The Cabana Golf wins on “turnkey outdoor” and loses on price. If outdoor is your only option and turnkey matters, there’s no competition.
FAQ
Can you use Cabana Golf in winter?
Yes and no. The structure itself is weatherproof — the roof closes, the drainage works, the enclosure is outdoor-rated. But there’s no heating or cooling included. In winter, you’ll be hitting balls in the same temperature as your backyard. The electronics (projector, LM) have operating temperature ranges that won’t be happy below freezing. Plan for seasonal use or add a space heater (and ventilate appropriately).
What software does it use?
The launch monitor bundle determines your software options. GSPro ($250/year), E6 Connect ($300/year), and the LMs’ own apps are all compatible. No software is included in the bundle.
Do I need a PC?
Yes. The Cabana bundle includes the structure, projector, LM, and accessories — but not a computer to run the sim software. Budget an additional $800-1,500 for a gaming laptop or mini PC.

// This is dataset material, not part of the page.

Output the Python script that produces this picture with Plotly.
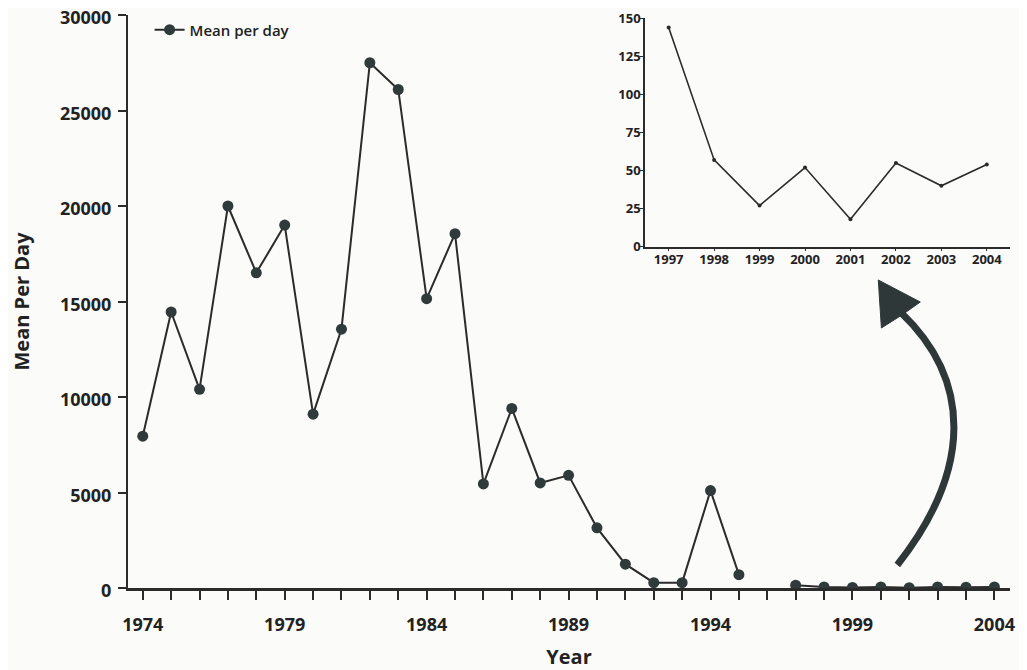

Can I use my own launch monitor?
The structure-only option ($22,904) lets you supply your own components. This is the smart play if you already own a launch monitor or want a specific one not in the 8 bundle options.
Is financing available?
Yes. Cabana Golf offers payment plans including 0% APR options. For a $30K product, 0% financing makes the monthly payment more palatable (roughly $500/month for 60 months).